[BEGIN INFORMATION SUPPLIED]

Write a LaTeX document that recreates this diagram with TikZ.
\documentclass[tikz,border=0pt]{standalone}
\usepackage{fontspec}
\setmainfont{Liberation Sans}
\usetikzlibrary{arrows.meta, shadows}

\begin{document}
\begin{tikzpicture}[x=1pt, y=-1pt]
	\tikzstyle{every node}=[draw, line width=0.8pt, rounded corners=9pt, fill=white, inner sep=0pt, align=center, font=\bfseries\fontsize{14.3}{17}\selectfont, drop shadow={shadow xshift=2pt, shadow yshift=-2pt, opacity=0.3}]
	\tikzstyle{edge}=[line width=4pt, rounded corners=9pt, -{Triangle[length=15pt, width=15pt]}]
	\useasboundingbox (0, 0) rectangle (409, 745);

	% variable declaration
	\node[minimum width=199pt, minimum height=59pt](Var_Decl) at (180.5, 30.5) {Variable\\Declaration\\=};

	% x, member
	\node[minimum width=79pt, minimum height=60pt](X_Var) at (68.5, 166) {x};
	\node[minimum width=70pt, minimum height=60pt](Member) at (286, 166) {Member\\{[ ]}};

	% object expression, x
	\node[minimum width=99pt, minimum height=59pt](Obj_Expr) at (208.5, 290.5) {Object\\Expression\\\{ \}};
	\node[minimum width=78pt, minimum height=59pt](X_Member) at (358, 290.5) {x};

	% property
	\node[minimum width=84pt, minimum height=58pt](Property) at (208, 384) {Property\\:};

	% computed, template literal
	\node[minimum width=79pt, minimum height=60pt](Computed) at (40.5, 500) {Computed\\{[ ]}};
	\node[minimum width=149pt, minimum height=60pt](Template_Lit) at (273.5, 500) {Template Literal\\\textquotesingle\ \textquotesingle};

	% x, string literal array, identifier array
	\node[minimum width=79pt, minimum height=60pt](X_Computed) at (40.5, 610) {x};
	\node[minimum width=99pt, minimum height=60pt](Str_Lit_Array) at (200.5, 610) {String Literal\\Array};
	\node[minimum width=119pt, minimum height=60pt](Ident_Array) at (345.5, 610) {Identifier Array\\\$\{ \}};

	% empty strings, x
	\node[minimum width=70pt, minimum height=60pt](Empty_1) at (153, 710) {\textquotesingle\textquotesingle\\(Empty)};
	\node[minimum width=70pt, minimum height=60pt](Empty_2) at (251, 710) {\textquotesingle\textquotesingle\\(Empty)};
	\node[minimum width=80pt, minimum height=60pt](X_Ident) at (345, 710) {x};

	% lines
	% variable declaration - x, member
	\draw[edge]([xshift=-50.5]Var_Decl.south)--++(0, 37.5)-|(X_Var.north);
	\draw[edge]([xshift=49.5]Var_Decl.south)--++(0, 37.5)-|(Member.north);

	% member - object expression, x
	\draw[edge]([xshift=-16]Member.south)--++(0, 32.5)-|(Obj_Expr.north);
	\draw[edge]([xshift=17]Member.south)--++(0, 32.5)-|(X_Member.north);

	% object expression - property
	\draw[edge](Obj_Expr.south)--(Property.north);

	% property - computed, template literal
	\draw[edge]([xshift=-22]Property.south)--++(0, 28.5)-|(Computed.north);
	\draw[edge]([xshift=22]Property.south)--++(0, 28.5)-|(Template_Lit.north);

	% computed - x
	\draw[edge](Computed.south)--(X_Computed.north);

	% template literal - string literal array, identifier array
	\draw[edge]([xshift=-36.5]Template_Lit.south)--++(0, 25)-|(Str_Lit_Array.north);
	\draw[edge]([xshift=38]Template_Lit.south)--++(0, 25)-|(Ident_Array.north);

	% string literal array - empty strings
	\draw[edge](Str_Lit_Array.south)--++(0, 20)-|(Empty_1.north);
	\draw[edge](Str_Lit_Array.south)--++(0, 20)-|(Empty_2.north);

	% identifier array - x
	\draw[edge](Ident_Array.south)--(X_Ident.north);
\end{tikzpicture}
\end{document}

[END INFORMATION SUPPLIED]
[BEGIN INFORMATION SUPPLIED]

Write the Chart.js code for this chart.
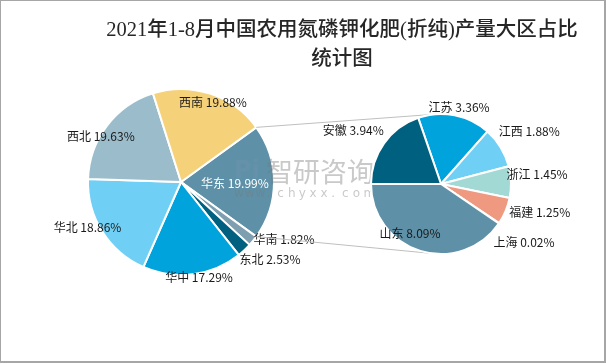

[END INFORMATION SUPPLIED]

TO DO:
Your output shall consist solely of the lines from the line with "Write a LaTeX" to the line with "width=70pt, minimum height=60pt](Member)", reproduced exactly, both ends included.

OUTPUT:
Write a LaTeX document that recreates this diagram with TikZ.
\documentclass[tikz,border=0pt]{standalone}
\usepackage{fontspec}
\setmainfont{Liberation Sans}
\usetikzlibrary{arrows.meta, shadows}

\begin{document}
\begin{tikzpicture}[x=1pt, y=-1pt]
	\tikzstyle{every node}=[draw, line width=0.8pt, rounded corners=9pt, fill=white, inner sep=0pt, align=center, font=\bfseries\fontsize{14.3}{17}\selectfont, drop shadow={shadow xshift=2pt, shadow yshift=-2pt, opacity=0.3}]
	\tikzstyle{edge}=[line width=4pt, rounded corners=9pt, -{Triangle[length=15pt, width=15pt]}]
	\useasboundingbox (0, 0) rectangle (409, 745);

	% variable declaration
	\node[minimum width=199pt, minimum height=59pt](Var_Decl) at (180.5, 30.5) {Variable\\Declaration\\=};

	% x, member
	\node[minimum width=79pt, minimum height=60pt](X_Var) at (68.5, 166) {x};
	\node[minimum width=70pt, minimum height=60pt](Member) at (286, 166) {Member\\{[ ]}};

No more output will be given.